Three main core courses at INSEAD are critical training for would-be consultants. The first, “Uncertainty, Data and Judgement,” steeps students in data-driven decision making. The second, a two-part “Organizational Behavior” course, delves into how power, politics and culture contribute to organizational change. The third, “Strategy,” encourages students to examine performance, the competi­tive environment and the process of creating and sustaining competitive advantage—filling students’ arsenals with analytical tools and frameworks of value in many con­sulting engagements. Students pursuing careers in consulting can then augment these core courses with a range of elective offerings within the Strategy and Organizational Behavior departments. No major or concentration is required.

Who Trains Consultants at INSEAD?
There are almost 20 resident strategy professors across INSEAD’s three campuses, as well as dozens of visiting faculty members. Of these, several are former consultants, bringing experience straight from the trenches at McKinsey, Monitor Group and Accenture, among other leading firms.
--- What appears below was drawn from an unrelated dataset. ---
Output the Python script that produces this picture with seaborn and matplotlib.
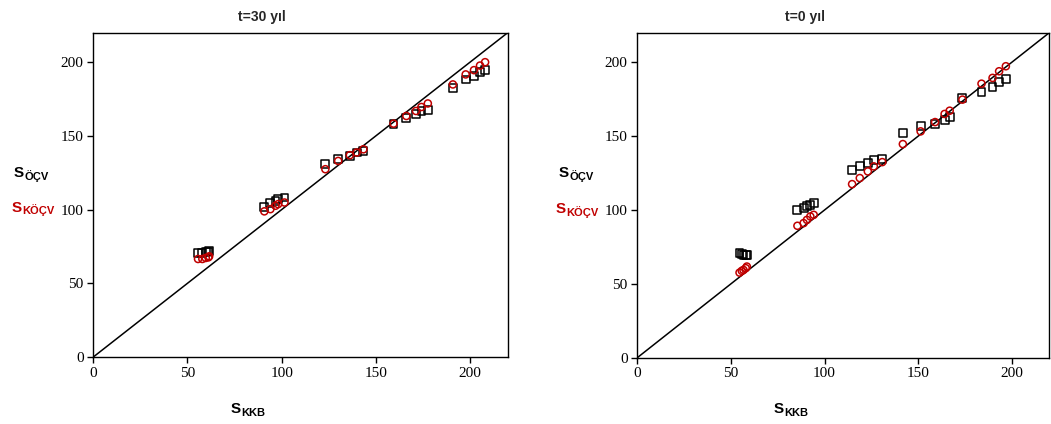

INSEAD Professor Renée Mauborgne
INSEAD Professor Renée Mauborgne

Two INSEAD professors, W. Chan Kim and Renée Mauborgne, authored a best-selling book called Blue Ocean Strategy, which spawned the 2007 launch of the INSEAD Blue Ocean Strategy Institute. The Institute offers several programs and electives that support the development of aspiring con­sultants, including a mini-elective “Blue Ocean Strategy Simulation,” which lets students apply the trademark Blue Ocean Strategy toward managing a fictional company.

Beyond the Classroom at INSEAD

INSEAD’s accelerated 10-month program can make it hard for some student groups to gel, but despite this obstacle, the INSEAD Consulting Club seems to have an active campus presence. Much like at Kellogg, the Consulting Club at INSEAD provides resources to help INSEAD stu­dents prepare for consulting interviews and careers, including workshops, networking and recruiting events with consulting firms. It also publishes the INSEAD Consulting Club Handbook, free to Consulting Club members, which offers an overview of the industry, profiles of individual firms and sample cover letters, résumés, interview tips and practice case questions.

INSEAD also features regular consulting case competitions, including the A.T. Kearney Global Prize competition. As many as 15 teams from INSEAD compete against each other, with winners advancing to represent INSEAD in a regional competition against seven other European business schools. The winning European school then battles the winning North American school for the Global Prize.